1 tbsp olive oil or any vegetable oil

– without peeling off the skins of your potato cut them into thickish slices, not very big but not too thin either. they should be smashable.

on the oven tray, spread the olive oil/vegetable oil using a pastry brush and thats all the oil we need.. (see healthy & tasty)

taking your potato pieces and laying them carefully at least a few inches apart from each other just smash them. You can use a potato masher, I used a big fat spoon. My potato masher was yet to be washed… too much work.

once you have them smashed, just sprinkle on some garlic salt, pepper, seasoning, salt and put the tray into the oven and under the broiler for around 15-20 minutes (depending upon your oven ) at 220℃.

that’s actually it.. once done just pull it out and Enjoy !!!

Chinese Moon Cakes..


we were strolling through Walmart the other day, since that being the only place in our current residing Chinese city where we could buy and read some labels on foodstuff.. we stumbled across these pretty packages dotted all over.

On closer inspection we found out that these were meant as gifts for the ‘Mid Autumn Festival’

Not knowing much of anything about this, and I mistaking it for a box of chocolates since it had the words ‘Switzerland ‘ written on the box with a pretty chocolate on one side, we decided to buy it and test them.

Only after reaching home did I read ‘Chinese Moon Cakes’ written all over it. Too late and too curious.. I unwrapped it to find the prettiest teeny tiny boxes, and withing it such beautiful, delicate and intricate looking cakes that I didn’t have the heart to bite through them.

Having not the slightest idea what they would taste like, I was blown away from the first bit I took. It was soft but dense, the flavours within it were unbelievable. I think I had bitten into the apricot flavour. It was subtle tasting, mildly sweet and addictive. WE finished off most of them, until right now that I bit into the green tea flavour and I knew this being the last had to make its way here.

Its elegant, beautiful and oh so pretty. In case anyone visits China sometime this year around, I’d definitely recommend these tiny treats..

Eggplant mash


A delight on your table, a wonderful treat for family and friends and easy as a breeze to cook up.Though a traditionally Indian dish, it can be altered anyway to suit your palate.

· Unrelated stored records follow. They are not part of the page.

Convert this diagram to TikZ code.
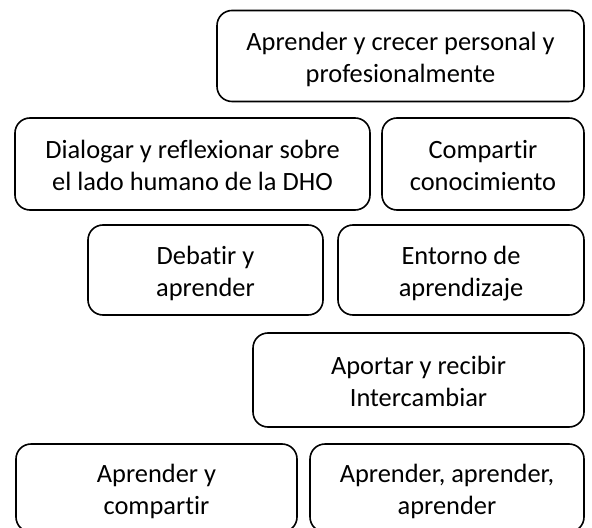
\documentclass[tikz,border=0pt]{standalone}
\usepackage{fontspec}
\setmainfont{Carlito}[Ligatures=NoCommon]
\usepackage{tikz}

\newcommand{\dos}[2]{\rule{0pt}{12.5pt}#1\\#2\rule[-2pt]{0pt}{2pt}}

\tikzset{
  caja/.style={draw, line width=0.8pt, rounded corners=7.5pt, align=center,
    inner sep=0pt, font=\fontsize{13.2}{16}\selectfont},
}

\begin{document}
\begin{tikzpicture}[x=0.5pt,y=-0.5pt]
            \useasboundingbox (0,0) rectangle (592,528);

            \node[caja, minimum width=183.5pt, minimum height=45.5pt] (crecer) at (400.5,56) {\dos{Aprender y crecer personal y}{profesionalmente}};

            \node[caja, minimum width=177.5pt, minimum height=46pt] (dialogar) at (192.5,164) {\dos{Dialogar y reflexionar sobre}{el lado humano de la DHO}};
            \node[caja, minimum width=101pt, minimum height=46pt] (compartir) at (483,164) {\dos{Compartir}{conocimiento}};

            \node[caja, minimum width=117.5pt, minimum height=45pt] (debatir) at (205.5,270) {\dos{Debatir y}{aprender}};
            \node[caja, minimum width=123pt, minimum height=45pt] (entorno) at (461,270) {\dos{Entorno de}{aprendizaje}};

            \node[caja, minimum width=165.5pt, minimum height=47pt] (aportar) at (418.5,380) {\dos{Aportar y recibir}{Intercambiar}};

            \node[caja, minimum width=140.5pt, minimum height=44pt] (aprcomp) at (156.5,488) {\dos{Aprender y}{compartir}};
            \node[caja, minimum width=137pt, minimum height=44pt] (aprtres) at (447,488) {\dos{Aprender, aprender,}{aprender}};
        \end{tikzpicture}
\end{document}
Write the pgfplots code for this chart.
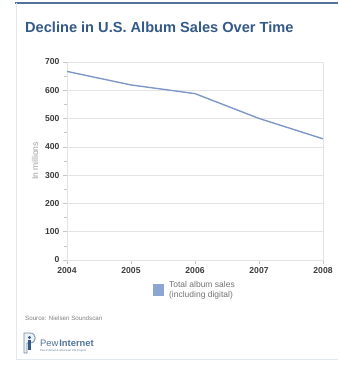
\documentclass[border=0pt]{standalone}
\usepackage{pgfplots}
\pgfplotsset{compat=1.18}
\usepackage{fontspec}
\setmainfont{Liberation Sans}
\definecolor{titleblue}{RGB}{52,90,135}
\definecolor{linecol}{RGB}{128,152,200}
\definecolor{legcol}{RGB}{140,166,212}
\definecolor{gridcol}{RGB}{228,228,228}
\definecolor{tickcol}{RGB}{60,60,60}
\definecolor{framecol}{RGB}{225,232,240}
\begin{document}
\begin{tikzpicture}
\useasboundingbox (0pt,0pt) rectangle (338pt,-366pt);
\fill[white] (0pt,0pt) rectangle (338pt,-366pt);
% frame lines
\draw[titleblue!85,line width=1.6pt] (15pt,-3pt) -- (338pt,-3pt);
\draw[framecol,line width=0.6pt] (16pt,-3pt) -- (16pt,-359pt) -- (338pt,-359pt);
\node[anchor=base west,inner sep=0,font=\fontsize{14.6}{17}\selectfont\bfseries,text=titleblue] at (25pt,-33pt) {Decline in U.S. Album Sales Over Time};
\begin{axis}[
  at={(67pt,-260pt)}, anchor=south west,
  scale only axis, width=256pt, height=198pt,
  xmin=2004, xmax=2008, ymin=0, ymax=700,
  xtick={2004,2005,2006,2007,2008},
  xticklabels={2004,2005,2006,2007,2008},
  ytick={0,100,...,700},
  minor y tick num=1,
  ymajorgrids,
  grid style={gridcol,line width=0.6pt},
  axis line style={gridcol,line width=0.6pt},
  tick style={gridcol!70!gray,line width=0.5pt},
  major tick length=4pt, minor tick length=3pt,
  tick align=outside,
  xtick pos=bottom, ytick pos=left,
  ticklabel style={font=\fontsize{8.6}{9}\selectfont\bfseries,text=tickcol},
  /pgf/number format/assume math mode=true,
  /pgf/number format/1000 sep={},
  ylabel={In millions},
  ylabel style={font=\fontsize{8.5}{9}\selectfont,text=gray!75,yshift=0pt},
  legend style={at={(0.334,-0.095)},anchor=north west,draw=none,fill=none,inner sep=0pt,
    font=\fontsize{8.5}{10}\selectfont,text=gray!90!black,column sep=3pt,
    nodes={align=left,inner sep=2pt}},
  legend cell align=left,
]
\addplot[linecol,line width=1.4pt,mark=none,
  legend image code/.code={\fill[legcol] (0pt,-5pt) rectangle (10pt,5pt);}]
  coordinates {(2004,666.7) (2005,618.9) (2006,588.2) (2007,500.5) (2008,428.4)};
\addlegendentry{Total album sales\\(including digital)}
\end{axis}
\node[anchor=base west,inner sep=0,font=\fontsize{6.2}{7}\selectfont,text=gray] at (25pt,-320pt) {Source: Nielsen Soundscan};
% logo
\draw[titleblue!70,line width=0.8pt,fill=titleblue!8] (24pt,-353pt) -- (24pt,-333pt) -- (30pt,-333pt) .. controls (37pt,-333pt) and (37pt,-343pt) .. (30pt,-343pt) -- (27pt,-343pt) -- (27pt,-353pt) -- cycle;
\fill[titleblue] (29.5pt,-337.5pt) circle (1.7pt);
\fill[titleblue] (28pt,-340pt) rectangle (31pt,-350pt);
\node[anchor=base west,inner sep=0,font=\fontsize{9.4}{11}\selectfont,text=titleblue!85] at (40pt,-346pt) {Pew\hspace{0.8pt}\textbf{Internet}};
\node[anchor=base west,inner sep=0,font=\fontsize{2.8}{3}\selectfont,text=titleblue!80] at (40pt,-351pt) {Pew Internet \& American Life Project};
\end{tikzpicture}
\end{document}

I have done the most basic version and yet it’s wonderful aroma wafted throughout the entire house making it impossible to concentrate on the calorie burning I had been promising myself at the gym. Not too heavy on the calories either. It’s a very simple recipe infused with deep flavors.

Easily eaten with bread of your choice or just plain as it is.

Eggplant Mash (baingan bharta)

One big onion finely chopped

One big juicy tomato finely chopped

2-3 garlic cloves finely grated

ginger (half the amount of garlic) finely grated

1 eggplant/brinjal roasted-skin removed and mashed (you can either do it in your oven or on a gas top. I did it on a gas top. )

cumin seeds – big pinch

3/4 tsp turmeric powder

1 tsp garam masala

1/4 tsp cinnamon powder

2 tsp coriander powder

1 tsp red chilli powder (on your taste actually)- i like it spicy but my husband likes it mild.

salt to taste

2-3 tbsp water.

1 tbsp vegetable oil.

Assemble your chopped ingredients

In your favourite cooking utensil, it could be a wok/deep pan.. anything convenient, put in the oil on medium heat, and once its hot enough add in the cumin seeds. Once they start to splutter, tip in the onion, ginger , garlic and mix well.

saute to the point that it changes its color to a nice brown, this is the time to add in the turmeric powder, and keep browning. Take care that it doesn’t burn, at which point add in the water.

around 8 minutes of this and you’d have a beautiful, fragrant brown mixture. destroying the monotony, add in the tomatoes and give them the same treatment till the tomatoes completely mix into the onion mixture.

once its all cooked through its time to add in the spices- mix in your garam masala, cinnamon powder, coriander powder, chilli powder and salt and mix thoroughly to combine. use some more water in case its drying out.

once its all cooked through add in the eggplant and mash in into the mixture. Just work it through to make sure that its evenly distributed throughout.

I usually keep on tasting it in between to check the salt and the flavour. you can of course vary the content of the salt and chillies according to your like.

all that’s left is to put in the water and cover it with a lid and let it cook for a few minutes or until the water evaporates a bit.

Eat it hot, garnish with a few coriander leaves, and just smell your house.. it’s Heaven !!!